Why Remove Null Values?
Null values can be problematic because they can skew your analysis, give you incorrect results, or even cause errors in your code. Think of it like trying to calculate the average grade in a class but some of the grades haven't been entered yet. If you don't account for these missing grades, the average you calculate won't be accurate.
Getting Started with Pandas
To begin working with Pandas, you need to import the library. If you haven't installed Pandas yet, you can do so using pip:
pip install pandas
Once installed, you can import it into your Python script like so:
import pandas as pd
Creating a DataFrame with Null Values
Let's start by creating a simple DataFrame with some null values. A DataFrame is one of the primary data structures in Pandas, similar to a table in a database or a spreadsheet.
import pandas as pd
import numpy as np # Numpy is often used alongside Pandas for numerical operations
# Create a simple DataFrame
data = {
'Name': ['Anna', 'Bob', 'Catherine', 'David', 'Emma'],
'Age': [28, None, 34, 29, None],
'Salary': [70000, 48000, np.nan, 54000, 65000]
}
df = pd.DataFrame(data)
print(df)
Identifying Null Values
Before you remove null values, you often want to know where they are. Pandas provides the isnull()
method, which returns a DataFrame where each cell is either True
(if the original cell was null) or False
.
# Check for null values
null_mask = df.isnull()
print(null_mask)
Removing Null Values
Pandas provides several methods for dealing with null values. The two most common are dropna()
and fillna()
. In this blog, we'll focus on dropna()
which is used to drop rows or columns that contain null values.
Dropping Rows with Null Values
The simplest use of dropna()
will drop any row that contains at least one null value.
# Drop rows with any null values
df_no_null_rows = df.dropna()
print(df_no_null_rows)
Dropping Columns with Null Values
Alternatively, you can drop columns that contain null values by specifying the axis
parameter.
# Drop columns with any null values
df_no_null_columns = df.dropna(axis=1)
print(df_no_null_columns)
Dropping Rows with All Null Values
If you only want to drop rows where all values are null, you can use the how
parameter.
# Drop rows where all values are null
df_no_all_null_rows = df.dropna(how='all')
print(df_no_all_null_rows)
Dropping Rows with Null Values in Specific Columns
Sometimes, you may want to drop rows based on null values in specific columns. Use the subset
parameter for this.
# Drop rows where 'Age' is null
df_no_null_age = df.dropna(subset=['Age'])
print(df_no_null_age)
Thresholding
You can also use the thresh
parameter to specify a minimum number of non-null values for the row/column to be kept.

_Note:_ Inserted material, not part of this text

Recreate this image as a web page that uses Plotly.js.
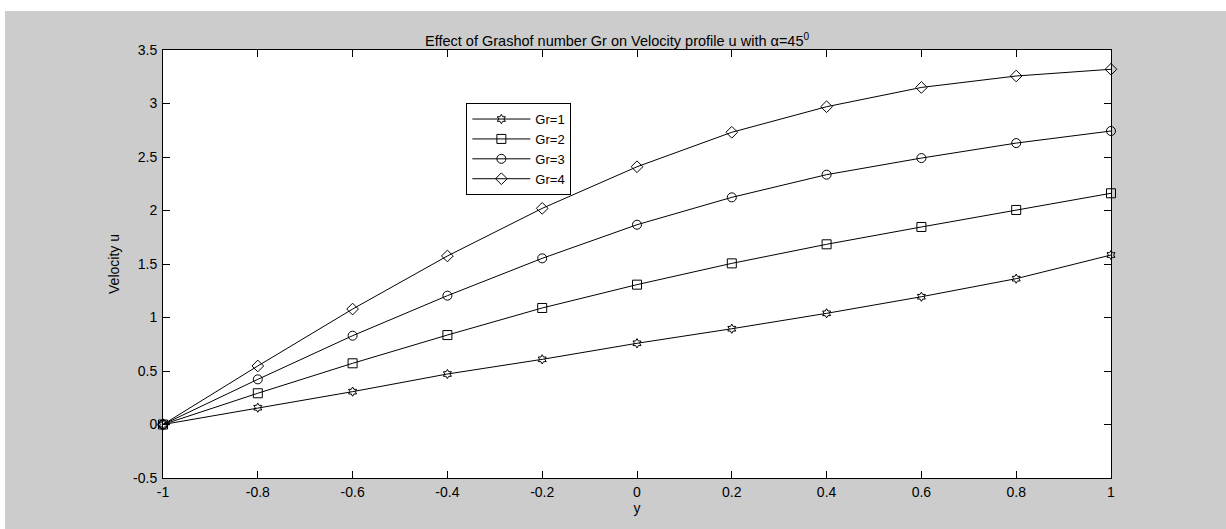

# Keep only the rows with at least 2 non-NA values
df_thresh = df.dropna(thresh=2)
print(df_thresh)
Inplace Deletion
By default, dropna()
returns a new DataFrame. If you want to modify your original DataFrame in place, use the inplace
parameter.
# Drop rows with any null values in the original DataFrame
df.dropna(inplace=True)
print(df)
Handling Null Values Intuitively
Imagine you have a basket of fruits with some rotten ones. You have several choices: remove the rotten fruits (dropna), replace them with fresh ones (fillna), or decide if a fruit is too rotten based on how many spots it has (thresh). In data analysis, "rotten fruits" are your null values, and you have similar choices for dealing with them.
Conclusion
Dealing with null values is like gardening; you need to identify the weeds before you can remove them. By using Pandas' dropna()
method, you can keep your garden of data clean and ready for analysis. Remember, dropping null values is not always the best approach - sometimes, replacing them with meaningful data can be more appropriate. However, when the situation calls for it, now you have the tools to drop null values effectively, ensuring that your data analysis is based on the most complete and accurate information available. Keep practicing, and soon dealing with null values will become as natural as watering plants in your garden.